Concrete walls topped with concertina wire is what most South Koreans only ever see of the Yongsan Garrison, a sprawling US military base in the center of Seoul.
But as a teenage guitarist in 1955, Shin Joong-hyun remembers the first time he entered the base. He and other local musicians had been hired to entertain soldiers with American songs, which Shin says were all but unheard of to most Koreans at that time.
“I knew nothing about American music then,” he says, recalling that he needed to learn jazz, R&B and rock 'n' roll numbers for auditions at the clubs on the base.
By hearing imported records on the jukebox and listening to the US military’s Armed Forces Korea radio network, Shin says he got the hang of it. Soon, he and the others took what they learned inside the base and began playing American music for local audiences.
Today, Shin is known as the godfather of Korean rock.
Shin says he feels nostalgic for the place where he got his start, especially now that it will soon be gone.
“It was like a home to me,” Shin says. “Without the Yongsan Garrison, it feels like my generation’s culture will soon be gone and me along with it.”
The US military is in the process of relocating American soldiers to a facility outside the capital and transferring the garrison’s 617 acres to the South Korean government, which plans to convert the land into a public park. That will bring an end to more than a century of foreign occupation of the area; Yongsan was first a headquarters for colonial Japan’s forces in the early 20th century, and since the Korean War, had been home to the US Eighth Army and other US units.
The base leaves behind a mark on South Korea, says Daniel Oh, co-creator of Yongsan Legacy, an online forum dedicated to the garrison’s history.
“We see it as a window to modern Korean culture," he says.
Oh explains that the base was both a conduit for American culture into South Korea as well as a creator of jobs, because the US military played such an oversized role in the country’s post-war development.
Aside from being the birthplace of Korean rock, it’s where the country’s entertainment, automotive and even shoe making industries trace their roots, Oh says, adding that the Yongsan Garrison also provided work for local ceramic and portrait artists and influenced fashion designers who saw Americans in Seoul wearing Western styles.
But because the base has been closed off for so long, many Koreans see it as a “black hole inside the city,” according to Oh.
For Kang Tae-an, who has lived just outside the Yongsan Garrison since the 1970s, the best thing to come out of the base was American food.

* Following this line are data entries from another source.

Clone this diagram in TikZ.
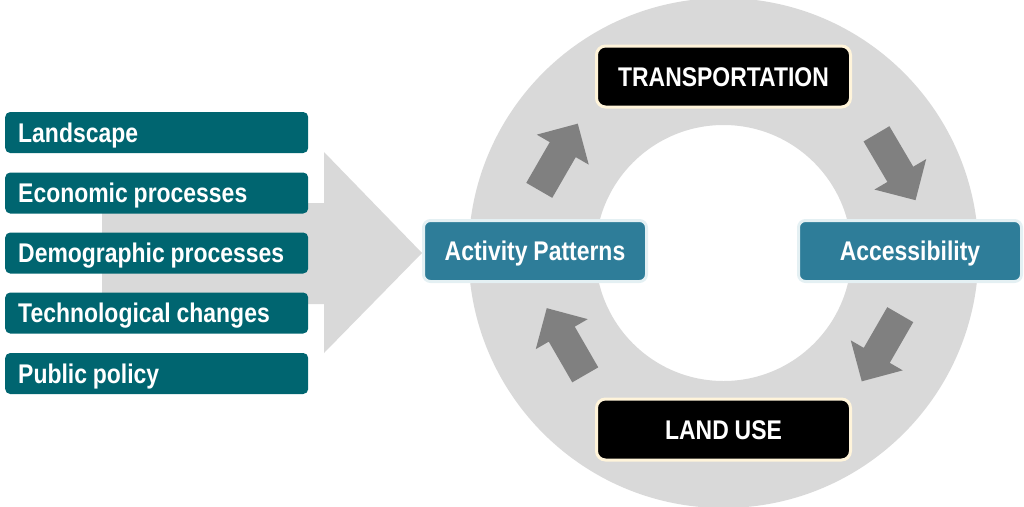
\documentclass[tikz,border=0pt]{standalone}
\usepackage{fontspec}
\newfontfamily\lab[FakeStretch=0.85,WordSpace=0.92]{Liberation Sans}
\definecolor{teal1}{RGB}{0,101,112}
\definecolor{teal2}{RGB}{46,125,153}
\definecolor{tealedge}{RGB}{228,240,243}
\definecolor{cream}{RGB}{255,244,218}
\definecolor{ringgray}{RGB}{217,217,217}
\definecolor{arrgray}{RGB}{128,128,128}
\newcommand{\ftext}[1]{\makebox[277pt][l]{#1}}
\tikzset{
  lbl/.style={font=\lab\bfseries\fontsize{27}{32}\selectfont, text=white,
    text height=19.5pt, text depth=0pt},
  factor/.style={lbl, fill=teal1, rounded corners=5pt, minimum height=41pt,
    inner xsep=13pt, inner ysep=0pt, anchor=west},
  midbox/.style={lbl, fill=teal2, draw=tealedge, line width=3pt, rounded corners=7pt,
    minimum width=223pt, minimum height=61pt, inner sep=0pt},
  blackbox/.style={lbl, fill=black, draw=cream, line width=3pt, rounded corners=9pt,
    minimum width=254pt, minimum height=61pt, inner sep=0pt},
  smallarrow/.style={fill=arrgray}
}
\begin{document}
\begin{tikzpicture}[x=1pt,y=-1pt]
\useasboundingbox (0,0) rectangle (1024,506);
% ring
\fill[ringgray, even odd rule] (723.5,253) circle (255) (723.5,253) circle (128);
% big arrow
\fill[ringgray] (102,203) -- (324,203) -- (324,152) -- (422,253) -- (324,353) -- (324,304) -- (102,304) -- cycle;
% small arrows
\foreach \cx/\cy/\rot in {558.5/157/60, 896/167/-59.5, 881/348/-120, 566/341.5/120}{
  \fill[smallarrow, shift={(\cx,\cy)}, rotate=\rot]
    (-38.5,-15) -- (8.5,-15) -- (8.5,-30) -- (38.5,0) -- (8.5,30) -- (8.5,15) -- (-38.5,15) -- cycle;
}
% factors
\node[factor] (land) at (5,132.5) {\ftext{Landscape}};
\node[factor] (econ) at (5,193) {\ftext{Economic processes}};
\node[factor] (demo) at (5,253) {\ftext{Demographic processes}};
\node[factor] (tech) at (5,313) {\ftext{Technological changes}};
\node[factor] (pub) at (5,373.5) {\ftext{Public policy}};
% cycle boxes
\node[blackbox] (trans) at (723.5,76.5) {TRANSPORTATION};
\node[blackbox] (landuse) at (723.5,429.5) {LAND USE};
\node[midbox] (act) at (535,251) {Activity Patterns};
\node[midbox] (acc) at (910,251) {Accessibility};
\end{tikzpicture}
\end{document}
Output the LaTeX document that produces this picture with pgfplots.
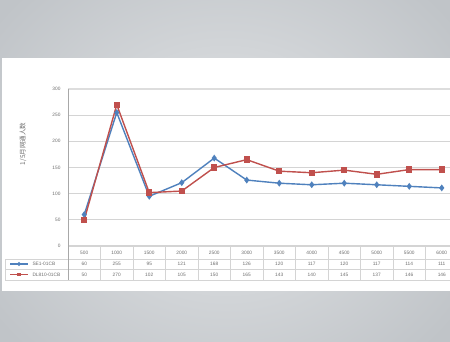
\documentclass[border=0pt]{standalone}
\usepackage{pgfplots}
\usepackage{pgfplotstable}
\pgfplotsset{compat=1.18}
\usepackage{fontspec}
\setmainfont{Liberation Sans}
\newfontfamily\cjk{Noto Sans CJK SC}

\definecolor{sblue}{HTML}{4F81BD}
\definecolor{sred}{HTML}{C0504D}
\definecolor{gridc}{HTML}{D4D4D4}
\definecolor{txt}{HTML}{6E6E6E}
\definecolor{bgin}{HTML}{E3E5E7}
\definecolor{bgout}{HTML}{C0C4C8}

\pgfplotstableread{
idx cat  blue red
0   500  60   50
1   1000 255  270
2   1500 95   102
3   2000 121  105
4   2500 168  150
5   3000 126  165
6   3500 120  143
7   4000 117  140
8   4500 120  145
9   5000 117  137
10  5500 114  146
11  6000 111  146
}\datatbl

\newcommand{\tinyfont}{\fontsize{4.8}{5.5}\selectfont}

\begin{document}
\begin{tikzpicture}
\path[use as bounding box] (0pt,0pt) rectangle (450pt,341pt);
\clip (0pt,0pt) rectangle (450pt,341pt);
\begin{scope}[x=1pt,y=1pt]
% backdrop and white panel
\shade[inner color=bgin, outer color=bgout] (-60,-80) rectangle (510,421);
\fill[white] (2,50) rectangle (452,283);
\end{scope}

\begin{axis}[
  at={(68pt,95pt)}, anchor=south west,
  scale only axis, width=390pt, height=157pt,
  xmin=-0.5, xmax=11.5, ymin=0, ymax=300,
  ytick={0,50,...,300},
  xtick=\empty,
  ymajorgrids,
  grid style={gridc, line width=1.1pt},
  axis line style={draw=none},
  major tick length=0pt,
  yticklabel style={font=\tinyfont, text=txt, xshift=-4pt},
  /pgf/number format/assume math mode=true,
  clip=false,
]
\draw[gridc!80, line width=2.4pt] (axis cs:-0.5,300) -- (axis cs:11.5,300);
\addplot[sblue, line width=1.4pt, mark=diamond*, mark size=2.3pt]
  table[x=idx, y=blue] {\datatbl};
\addplot[sred, line width=1.4pt, mark=square*, mark size=2.5pt]
  table[x=idx, y=red] {\datatbl};
\end{axis}

\begin{scope}[x=1pt,y=1pt]
% y-axis title
\node[rotate=90, text=txt, font=\cjk\fontsize{6.5}{7.5}\selectfont] at (23,197) {1/5月网通人数};

% data table under the plot
\begin{scope}[draw=gridc, line width=0.7pt]
  \draw (68,82) -- (460,82);
  \draw (5,82) -- (68,82);
  \draw (5,72) -- (460,72);
  \draw (5,61) -- (460,61);
  \draw (5,82) -- (5,61);
  \foreach \k in {1,...,12} {\draw (68+32.5*\k,95) -- (68+32.5*\k,61);}
\end{scope}
\draw[txt!60, line width=0.7pt] (68,61) -- (68,252);
\foreach \i in {0,...,11} {
  \pgfplotstablegetelem{\i}{cat}\of\datatbl
  \node[font=\tinyfont, text=txt] at (84.25+32.5*\i,88.5) {\pgfplotsretval};
  \pgfplotstablegetelem{\i}{blue}\of\datatbl
  \node[font=\tinyfont, text=txt] at (84.25+32.5*\i,77) {\pgfplotsretval};
  \pgfplotstablegetelem{\i}{red}\of\datatbl
  \node[font=\tinyfont, text=txt] at (84.25+32.5*\i,66.5) {\pgfplotsretval};
}
% series keys
\draw[sblue, line width=1.3pt] (10,77) -- (28,77);
\fill[sblue] (19,79.2) -- (21.2,77) -- (19,74.8) -- (16.8,77) -- cycle;
\node[font=\tinyfont, text=txt, anchor=west] at (29,77) {SE1-01CB};
\draw[sred, line width=1.3pt] (10,66.5) -- (28,66.5);
\fill[sred] (17.2,64.7) rectangle (20.8,68.3);
\node[font=\tinyfont, text=txt, anchor=west] at (29,66.5) {DL810-01CB};
\end{scope}
\end{tikzpicture}
\end{document}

“It was a dream,” she says, recalling all the products, like ice cream, jam and peanut butter, that were not available in South Korean stores when she was a child, but were sold in shops in neighborhoods that were home to US soldiers.
Kang, who runs Gastro Tour Seoul, says the culinary legacy of the Yongsan base lives on in the communities that surround it. They were the first to have American-style bakeries and restaurants in the city and are still where South Koreans go to find “the authentic flavor and taste” of Western food, she says.
The Yongsan Garrison has also influenced some South Korean filmmakers, like director Bong Joon-ho, and his 2006 monster movie, "The Host."
The film opens with an American military mortician ordering his subordinate to pour formaldehyde down the drain and into Seoul’s Han River — an act that leads to the creation of a bloodthirsty creature that terrorizes the capital.
This scene was based on a 2000 incident that took place inside the garrison, in which a mortuary officer oversaw the disposal of a reported 192 bottles of the embalming liquid. The event touched off a legal battle between the US military and local authorities and led to protests by environmental activists that still continue.
“The film made South Koreans more aware of the pollution that’s hidden inside the US base,” says Shin Soo-yeon of Green Korea. “And this monster is still alive.”
Shin points to recent studies conducted by South Korea’s Ministry of Environment that indicate high levels of groundwater contamination in and around Yongsan Garrison.
The Seoul Metropolitan Government writes in an email that the US military “should clean and purify the water in the sewers of Yongsan Post before returning [it] to Korea.”
A statement issued by the public affairs office of United States Forces Korea says the American military takes “environmental protection, human health and public safety very seriously, and we are committed to responsible environmental stewardship.”
It goes on to explain that the USFK’s responsibilities for addressing environmental concerns are outlined in the Status of Armed Forces Agreement (SOFA) with South Korea.
The statement concludes, “Our number one priority remains ensuring the continued health and safety of our service members, families, civilian workforce, and Korean neighbors.”
Kim Eun-hee, 42, who lives close to the Yongsan Garrison, doesn’t agree.
“The SOFA has allowed American soldiers to get away with committing offenses here,” says Kim, who was handing out pamphlets that detail allegations of environmental pollution caused by the US military.
Kim adds that it’s hard for her to see anything good that’s come from the Yongsan Garrison.